L'histoire :
De son enfance dans l'ouest de la France, Loïc Pasquet garde le souvenir du goût des fruits, des champignons, des repas familiaux, et d'une passion très précoce pour les bouteilles de vin, qu'il collectionne sans les boire. Son grand-père foulait aux pieds les raisins de sa production, mais l'idée de devenir vigneron n'a pas encore traversé l’esprit du jeune garçon lorsqu'il débute ses études supérieures. Après des années sans trouver sa voie, au sortir d'une école d’ingénieurs, Loïc va avoir la révélation. Il n'existe pas dans le bordelais de vin de lieu, qui serait comme les vins de bourgogne attaché à son terroir, avec des raisins qui y auraient toujours poussé. Ses recherches vont le conduire à dénicher le tarnay, un raisin disparu mais qui constituait le cœur de la production d'une partie du territoire des Graves actuels. Débute alors une aventure folle, irréaliste, impossible. Loïc veut recréer un vin de Bordeaux comme il en existait avant le phylloxéra, au XIXème siècle, quand les crus du bordelais ont acquis les lettres de noblesse sacralisées par le classement de 1855. Il achète donc des terres et commence un travail hors normes, qui va à l'encontre de toutes les prescriptions. Pas de machine, des pieds de vigne rapprochés, des cépages francs de pied, sans greffe. Un combat individuel pour aboutir à la création d'un vin comme il n'en existe aucun autre.

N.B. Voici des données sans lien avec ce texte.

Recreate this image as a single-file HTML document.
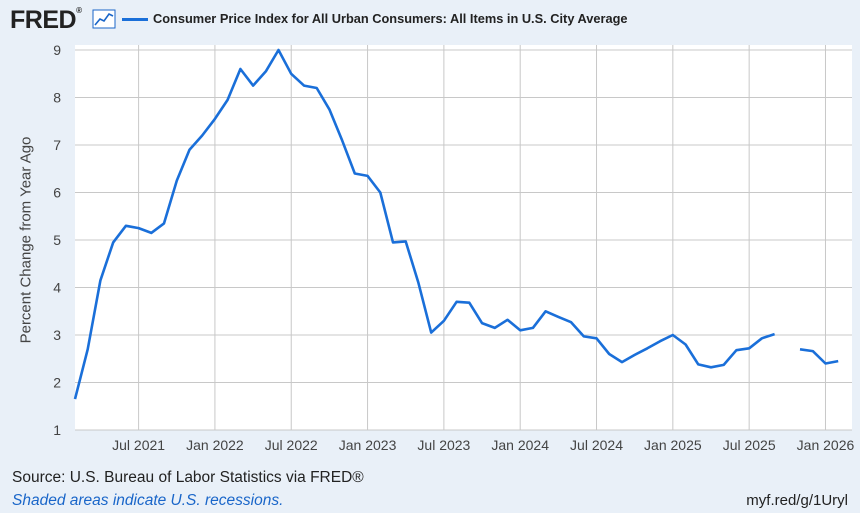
<!DOCTYPE html>
<html><head><meta charset="utf-8"><style>
body{margin:0;width:860px;height:513px;background:#e9f0f8;font-family:"Liberation Sans",sans-serif;overflow:hidden;position:relative}
.t{position:absolute;white-space:nowrap}
</style></head><body>
<div class="t" style="left:10px;top:6px;font-size:25px;font-weight:bold;color:#222;letter-spacing:-0.5px">FRED<span style="font-size:8px;vertical-align:top">®</span></div>
<svg class="t" style="left:92px;top:9px" width="24" height="20"><rect x="1" y="1" width="22" height="18" fill="#fff" stroke="#1a66c9"/><polyline points="3,16 8,10 12,12 17,5 21,7" fill="none" stroke="#1a66c9" stroke-width="1.6"/></svg>
<div class="t" style="left:122px;top:11px;font-size:12.8px;color:#222;font-weight:bold"><span style="display:inline-block;width:26px;height:3px;background:#1a6fd9;vertical-align:middle;margin-right:5px"></span>Consumer Price Index for All Urban Consumers: All Items in U.S. City Average</div>
<svg id="c" class="t" style="left:0;top:0" width="860" height="513"></svg>
<div class="t" style="left:26px;top:240px;font-size:15px;color:#444;transform:translate(-50%,-50%) rotate(-90deg)">Percent Change from Year Ago</div>
<div class="t" style="left:12px;top:469px;font-size:15.5px;color:#222">Source: U.S. Bureau of Labor Statistics via FRED®</div>
<div class="t" style="left:12px;top:492px;font-size:15.5px;color:#1a66c9;font-style:italic">Shaded areas indicate U.S. recessions.</div>
<div class="t" style="right:12px;top:492px;font-size:15px;color:#222">myf.red/g/1Uryl</div>
<script>
const yTicks=[1,2,3,4,5,6,7,8,9];
const xTickLabels=["Jul 2021","Jan 2022","Jul 2022","Jan 2023","Jul 2023","Jan 2024","Jul 2024","Jan 2025","Jul 2025","Jan 2026"];
const xTickMonths=[5,11,17,23,29,35,41,47,53,59];
const values=[1.65,2.7,4.15,4.95,5.3,5.25,5.15,5.35,6.25,6.9,7.2,7.55,7.95,8.6,8.25,8.55,9.0,8.5,8.25,8.2,7.75,7.1,6.4,6.35,6.0,4.95,4.97,4.1,3.05,3.3,3.7,3.68,3.25,3.15,3.32,3.1,3.15,3.5,3.38,3.27,2.97,2.93,2.6,2.43,2.58,2.72,2.87,3.0,2.8,2.38,2.32,2.37,2.68,2.72,2.93,3.02,null,2.7,2.66,2.4,2.45];
const L=75,R=852,T=45,B=430;
const x=m=>L+(m)*(12.72);
const y=v=>430-(v-1)*47.5;
const s=document.getElementById('c');const NS='http://www.w3.org/2000/svg';
function mk(t,a){const e=document.createElementNS(NS,t);for(const k in a)e.setAttribute(k,a[k]);s.appendChild(e);return e;}
const bg=mk('rect',{x:L,y:T,width:R-L,height:B-T,fill:'#fff'});


yTicks.forEach(v=>{
 const g=mk('line',{x1:L,x2:R,y1:y(v),y2:y(v),stroke:'#c8c8c8','stroke-width':1});
 
 
 const t=mk('text',{x:L-14,y:y(v)+5,'text-anchor':'end','font-size':14,fill:'#444','font-family':'Liberation Sans'});
 
 
 t.textContent=v;
});
xTickMonths.forEach((m,i)=>{
 const g=mk('line',{x1:x(m),x2:x(m),y1:T,y2:B,stroke:'#c8c8c8','stroke-width':1});
 
 
 const t=mk('text',{x:x(m),y:B+20,'text-anchor':'middle','font-size':14,fill:'#444','font-family':'Liberation Sans'});
 
 
 t.textContent=xTickLabels[i];
});
let segs=[],cur=[];
values.forEach((v,i)=>{if(v===null){if(cur.length)segs.push(cur);cur=[];}else cur.push(x(i).toFixed(1)+','+y(v).toFixed(1));});
if(cur.length)segs.push(cur);
segs.forEach(sg=>{
 const p=mk('polyline',{points:sg.join(' '),fill:'none',stroke:'#1a6fd9','stroke-width':2.6,'stroke-linejoin':'round'});
 
 
});
</script>
</body></html>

Ce qu'on en pense sur la planète BD :
La passion d'Eric Corbeyran pour le vin est décidément sans limites, ce nouveau livre très pointu - mais facile à lire - en est la preuve. L'histoire de ce vigneron qui décide contre vents en marées de faire revivre les cépages les plus anciens du bordelais est un sujet d'initiés. Chaque bouteille valant plusieurs milliers d'euros, on suit le parcours de ce puriste de la vigne sans réaliser au début de notre lecture que son travail va devenir un objet de culte. Et sans savoir évidemment à quoi peut bien ressembler ce produit rare qui est le fruit d'une vie de travail. Le cheminement semble naturel, pourtant les embûches que Loïc Pasquet rencontre auraient de toute evidence fait reculer les plus courageux. On vit les difficultés à ses côtés, sans toutefois que la personnalité du vigneron transparaisse derrière cette épopée. Eric Corbeyran délivre de nombreux messages qui fleurent bon la nostalgie des temps anciens, quand les pommes avaient du goût et que les enfants passaient leurs vacances chez des grands-parents à la campagne. Ce ton général choisi par l'auteur contraste finalement avec la réalisation ultime d'un vin que seuls les plus riches peuvent aujourd'hui envisager de découvrir. Le dessin de Horne rend la découverte plutôt agréable, un lavis de noir et blanc et nuances de gris proche de ses personnages, souvent en gros plan. Des dialogues peu nombreux mais beaucoup d'explications, pour un album qui constituera pour de nombreux lecteurs une découverte totale. Et qui forcément va se conclure par quelques clics sur internet, et des yeux écarquillés devant le prix d'une des 550 bouteilles de Liber Pater produites en 2015.